[start]

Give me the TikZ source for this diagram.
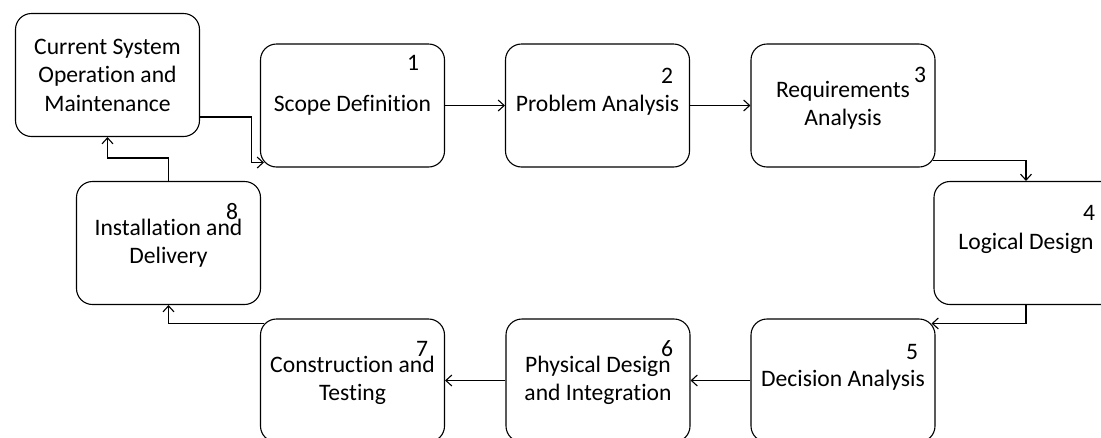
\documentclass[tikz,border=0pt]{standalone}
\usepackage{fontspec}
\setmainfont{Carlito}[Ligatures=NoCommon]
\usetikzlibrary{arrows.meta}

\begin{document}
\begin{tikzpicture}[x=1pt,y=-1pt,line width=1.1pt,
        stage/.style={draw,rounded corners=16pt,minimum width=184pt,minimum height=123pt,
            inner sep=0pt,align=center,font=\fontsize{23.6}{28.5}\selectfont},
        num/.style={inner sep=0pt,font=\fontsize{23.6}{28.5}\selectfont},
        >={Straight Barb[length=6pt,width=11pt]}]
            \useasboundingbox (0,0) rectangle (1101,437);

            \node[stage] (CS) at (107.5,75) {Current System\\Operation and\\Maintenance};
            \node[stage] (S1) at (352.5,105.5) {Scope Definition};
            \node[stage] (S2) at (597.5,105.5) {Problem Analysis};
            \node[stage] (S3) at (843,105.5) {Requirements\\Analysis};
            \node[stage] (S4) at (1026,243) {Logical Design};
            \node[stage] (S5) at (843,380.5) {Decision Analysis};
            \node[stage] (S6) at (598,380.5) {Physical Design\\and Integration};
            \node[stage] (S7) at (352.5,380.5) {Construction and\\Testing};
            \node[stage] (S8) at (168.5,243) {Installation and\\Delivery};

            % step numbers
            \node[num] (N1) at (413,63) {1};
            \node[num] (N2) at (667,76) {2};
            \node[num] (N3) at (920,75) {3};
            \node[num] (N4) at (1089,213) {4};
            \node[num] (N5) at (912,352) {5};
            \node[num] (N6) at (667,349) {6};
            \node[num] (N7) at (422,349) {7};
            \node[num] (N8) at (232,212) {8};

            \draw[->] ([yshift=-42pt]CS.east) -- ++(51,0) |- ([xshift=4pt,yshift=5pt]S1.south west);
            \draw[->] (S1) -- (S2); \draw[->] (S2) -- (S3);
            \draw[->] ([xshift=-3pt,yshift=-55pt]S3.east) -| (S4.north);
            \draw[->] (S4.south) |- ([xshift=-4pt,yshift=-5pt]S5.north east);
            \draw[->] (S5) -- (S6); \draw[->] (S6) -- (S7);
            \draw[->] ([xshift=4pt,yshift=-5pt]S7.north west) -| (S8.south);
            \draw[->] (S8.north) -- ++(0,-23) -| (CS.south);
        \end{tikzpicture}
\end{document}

[end]

Task details
Repeat the material above in full and exactly, apart from the pictures.

Answer
Give me the TikZ source for this diagram.
\documentclass[tikz,border=0pt]{standalone}
\usepackage{fontspec}
\setmainfont{Carlito}[Ligatures=NoCommon]
\usetikzlibrary{arrows.meta}

\begin{document}
\begin{tikzpicture}[x=1pt,y=-1pt,line width=1.1pt,
        stage/.style={draw,rounded corners=16pt,minimum width=184pt,minimum height=123pt,
            inner sep=0pt,align=center,font=\fontsize{23.6}{28.5}\selectfont},
        num/.style={inner sep=0pt,font=\fontsize{23.6}{28.5}\selectfont},
        >={Straight Barb[length=6pt,width=11pt]}]
            \useasboundingbox (0,0) rectangle (1101,437);

            \node[stage] (CS) at (107.5,75) {Current System\\Operation and\\Maintenance};
            \node[stage] (S1) at (352.5,105.5) {Scope Definition};
            \node[stage] (S2) at (597.5,105.5) {Problem Analysis};
            \node[stage] (S3) at (843,105.5) {Requirements\\Analysis};
            \node[stage] (S4) at (1026,243) {Logical Design};
            \node[stage] (S5) at (843,380.5) {Decision Analysis};
            \node[stage] (S6) at (598,380.5) {Physical Design\\and Integration};
            \node[stage] (S7) at (352.5,380.5) {Construction and\\Testing};
            \node[stage] (S8) at (168.5,243) {Installation and\\Delivery};

            % step numbers
            \node[num] (N1) at (413,63) {1};
            \node[num] (N2) at (667,76) {2};
            \node[num] (N3) at (920,75) {3};
            \node[num] (N4) at (1089,213) {4};
            \node[num] (N5) at (912,352) {5};
            \node[num] (N6) at (667,349) {6};
            \node[num] (N7) at (422,349) {7};
            \node[num] (N8) at (232,212) {8};

            \draw[->] ([yshift=-42pt]CS.east) -- ++(51,0) |- ([xshift=4pt,yshift=5pt]S1.south west);
            \draw[->] (S1) -- (S2); \draw[->] (S2) -- (S3);
            \draw[->] ([xshift=-3pt,yshift=-55pt]S3.east) -| (S4.north);
            \draw[->] (S4.south) |- ([xshift=-4pt,yshift=-5pt]S5.north east);
            \draw[->] (S5) -- (S6); \draw[->] (S6) -- (S7);
            \draw[->] ([xshift=4pt,yshift=-5pt]S7.north west) -| (S8.south);
            \draw[->] (S8.north) -- ++(0,-23) -| (CS.south);
        \end{tikzpicture}
\end{document}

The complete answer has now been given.